Understand what happens behind the scenes when a customer adds a diamond to their cart and completes checkout, since diamonds work a little differently from normal WooCommerce products.
Overview
Every diamond is a unique, one-of-a-kind item – unlike a T-shirt or a candle, you can’t have “5 in stock” of the exact same stone. This chapter explains how RapNet For WooCommerce adapts WooCommerce’s cart and checkout to handle that correctly, so orders and your inventory always stay accurate.
How It Works
Behind the scenes, every diamond order actually uses one single, hidden WooCommerce product (created automatically during installation – see Getting Started) as a stand-in. When a customer adds a specific diamond to their cart, the plugin quietly attaches that diamond’s full details to the cart item, and then rewrites the cart, checkout, and order screens to display the real diamond’s name, photo, and price instead of the hidden stand-in product.

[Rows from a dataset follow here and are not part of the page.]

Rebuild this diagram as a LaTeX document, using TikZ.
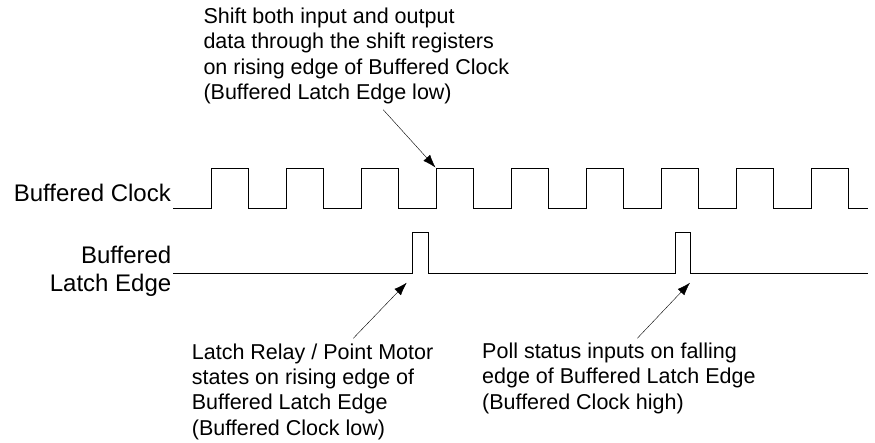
\documentclass[tikz,border=0pt]{standalone}
\usepackage{fontspec}
\setmainfont{Liberation Sans}
\usetikzlibrary{arrows.meta,positioning,calc}

\begin{document}
\begin{tikzpicture}[x=1pt,y=-1pt,>={Latex[length=13pt,width=9pt]},
  signal/.style={line width=1pt,line join=miter},
  note/.style={anchor=north west,align=left,inner sep=0pt,
    font=\fontsize{21.5}{25.4}\selectfont},
  signame/.style={inner sep=0pt,font=\fontsize{24}{28.7}\selectfont}]
  \useasboundingbox (0,0) rectangle (875,442);

  % signal names
  \node[signame,anchor=base east] (clkname) at (171,201.5) {Buffered Clock};
  \node[signame,anchor=north east,align=right] (latchname) at (171.5,245.5)
      {Buffered\\Latch Edge};

  % waveforms
  \draw[signal] (173,208) \foreach \k in {0,...,8} {
      -- (211+75*\k,208) -- ++(0,-40) -- ++(37.5,0) -- ++(0,40)} -- (868,208);
  \draw[signal] (173,273) -- (412.7,273) -- (412.7,232.7) -- (428,232.7)
      -- (428,273) -- (675,273) -- (675,232.7) -- (690.3,232.7)
      -- (690.3,273) -- (868,273);

  \coordinate (clkrise) at (435.5,167.5);
  \coordinate (latchrise) at (406.7,282.7);
  \coordinate (latchfall) at (690,282.7);

  % notes
  \node[note] (shiftnote) at (203.3,7.8) {Shift both input and output\\
    data through the shift registers\\on rising edge of Buffered Clock\\
    (Buffered Latch Edge low)};
  \node[note] (latchnote) at (191.7,343.4) {Latch Relay / Point Motor\\
    states on rising edge of\\Buffered Latch Edge\\(Buffered Clock low)};
  \node[note] (pollnote) at (482,342.6) {Poll status inputs on falling\\
    edge of Buffered Latch Edge\\(Buffered Clock high)};

  \coordinate (shiftfoot) at (383.3,109.8);
  \coordinate (latchtop) at (353.3,338.3);
  \coordinate (polltop) at (637.3,338.3);

  \draw[->,thin] (shiftfoot) -- (clkrise);
  \draw[->,thin] (latchtop) -- (latchrise);
  \draw[->,thin] (polltop) -- (latchfall);
\end{tikzpicture}
\end{document}
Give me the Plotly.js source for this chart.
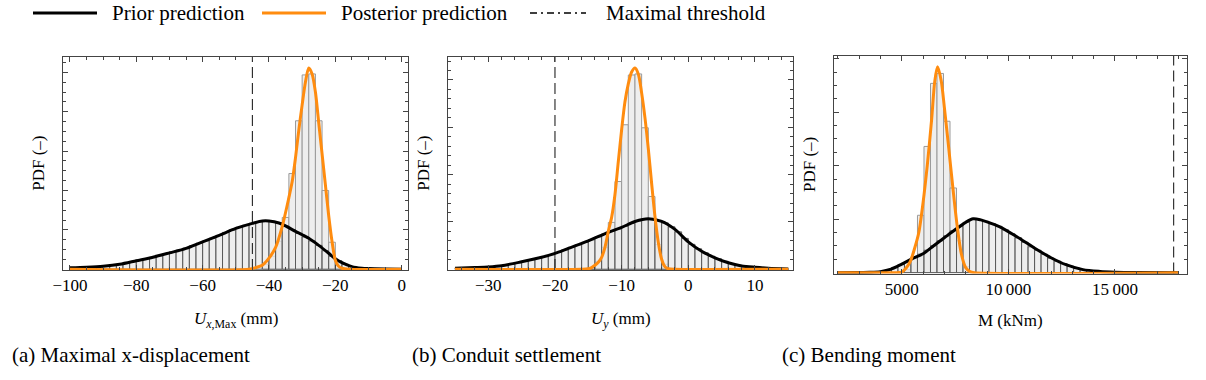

Because each diamond is unique, the quantity is always locked to exactly 1, and once a specific diamond has appeared on a completed order, it cannot be added to a cart again by another shopper.
Step-by-Step Guide
1. Shopper finds a diamond they want
Using search/filter (How Customers Search & Browse) or Quick View (Designing Your Shop Page).
2. Shopper clicks Add to Cart
The specific diamond’s full details are attached to their cart automatically; quantity is fixed at 1 and cannot be changed.
3. Price is calculated with your markup
The price shown in the cart already includes your Commission/markup setting from Selling Price & Markup – shoppers never see the raw base price.
4. Shopper proceeds to checkout
The checkout page shows the real diamond’s name and photo, just like a normal WooCommerce product, even though it’s technically one shared placeholder behind the scenes.
5. Shopper completes payment
Checkout completes using your store’s normal WooCommerce payment gateways – no special payment setup is needed for diamonds.
6. Order is recorded with full diamond details
The completed order stores the diamond’s complete information and a reference ID, so you (and the customer) always know exactly which stone was purchased.
7. The diamond becomes unavailable to others
Once an order for that diamond is complete, no other shopper can add the same stone to their cart again.
Fields Table
| Field Name | Description | Example |
|---|---|---|
RapNet Product |
The single hidden WooCommerce placeholder product used to process every diamond order. |
Created automatically on activation |
Quantity |
Always fixed to 1 for diamond purchases, since every stone is unique. |
1 |
Order Diamond Reference |
The specific diamond’s details and ID, saved permanently on the completed order. |
Diamond ID: NAT-DEMO-001 |
Field Explanations
The RapNet Product is not something you manage directly – it’s an internal mechanism the plugin relies on to reuse WooCommerce’s existing cart and checkout system, rather than needing to build a separate one from scratch. You should never need to edit or delete it.
Quantity is locked to 1 because two customers can never buy “the same” diamond – it’s a single physical stone. This is enforced automatically and cannot be changed in settings.
The Order Diamond Reference is what lets you look back at any past order and know precisely which stone (by its ID and full specifications) was sold, even though the order technically used the shared RapNet Product behind the scenes.
Tips
- Never edit or delete the auto-created “RapNet Product” placeholder – it is required for diamond checkout to work.
- Check an order’s line-item details if you ever need to confirm exactly which diamond was purchased.
- Remember a diamond automatically becomes unavailable for purchase again once it’s part of a completed order – no manual step needed.
Common Mistakes
- Deleting or editing the hidden RapNet placeholder product from WooCommerce’s product list – this will break checkout for diamonds.
- Expecting to sell multiple quantities of the same diamond – quantity is always locked to 1 by design.
- Manually re-adding a diamond that’s already sold to your inventory list, which could let a second customer attempt to buy a stone that’s no longer available.